BLOG

The JRS team in Batouri, eastern Cameroon, shared your postcards with refugee children at the Bethanie site. Bethanie is an informal site where some Central African refugees live. ‘Informal’ means that it’s not a refugee camp, but a place where refugees have fled to, and now live with little help. They are mostly Fulani and Muslims.

You did this. You made this possible!  Thank you!

Never, ever lose your dream!

Lots of postcards!  You did this!

Hope is necessary for life.

JRS distributes postcards in eastern Cameroon.

Anyone can become a refugee.

Some of these kids are my age.

Knowing that someone cares is important.

You helped these kids to sing with hope and joy!

Today was the second time I spoke using Skype to around 35 sorority sisters from the ΩΦΑ Alpha Kappa Chapter of the University of Kansas.

Olivia Borland and Madisen Huscher, the sorority service directors, invited me to speak last week and again this week about how important hope is to people who have had to flee their homes and become refugees.

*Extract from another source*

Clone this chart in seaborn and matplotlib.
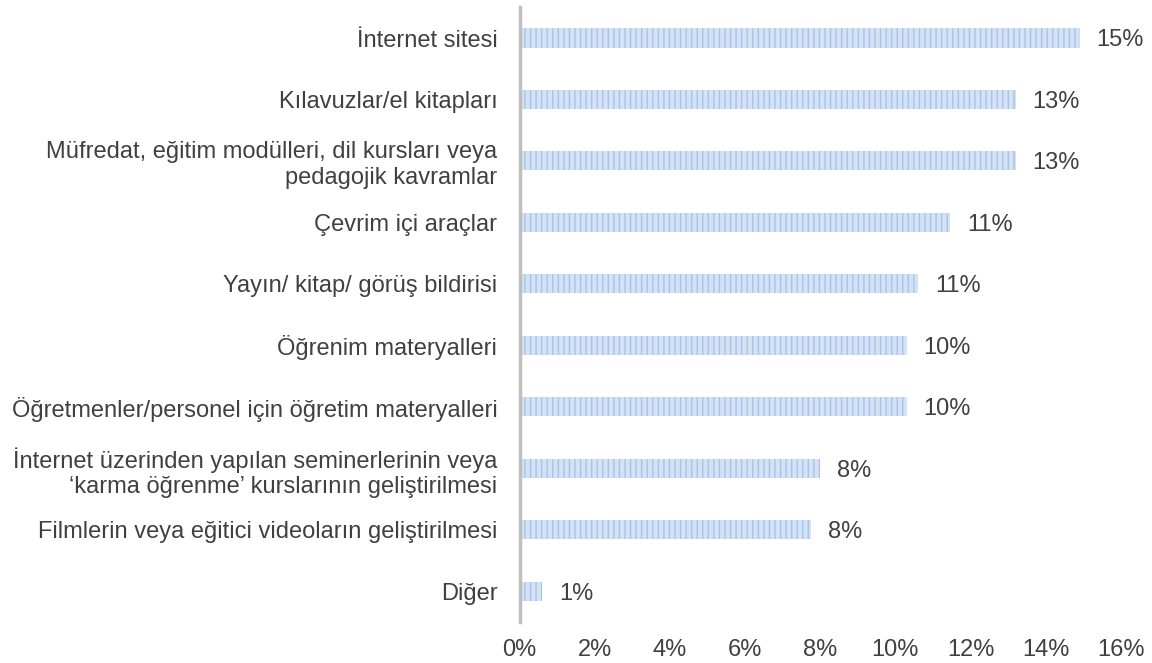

Thank you for helping!  Thank you for sending hope!

 

These photographs were taken earlier this week in Africa by Jesuit Refugee Service staff working in a refugee camp outside of Guéréda, Chad. They are amazing!  Look at how happy you made them!

You did this.

When I began this project a little more than three years ago at my school in Alaska, I was young and rather naive. ​It was all just about making people happy, but it was with a feeling of pure emotion rather than knowledge.

I was unsure of what would happen to Any Refugee, and I worried that it would fail and people would hate everything about it. My subconscious was asking “What good can a random postcard do?” but now instead of thinking that, I say “Well, what can it not do?”

 

 

 

 

 

 

 

 

Now, three years and many thousands of postcards later, I have seen these pictures along with many others. I’ve talked and Skyped with kids all over the US and Canada about refugees.

I have spoken to refugees in Lebanon, Palestine, and even right here in Alaska, and reflected on the past. I can feel the happiness and angst that they are experiencing, and it is no longer surreal but just something in my life.

 

I have changed as a person, and I feel that this project will have great long term effects and will help people through their hard times. I am not just saying this through a scripted line like a talkshow host, but as a person.

I am happy to see this success, and may it be like this everlasting.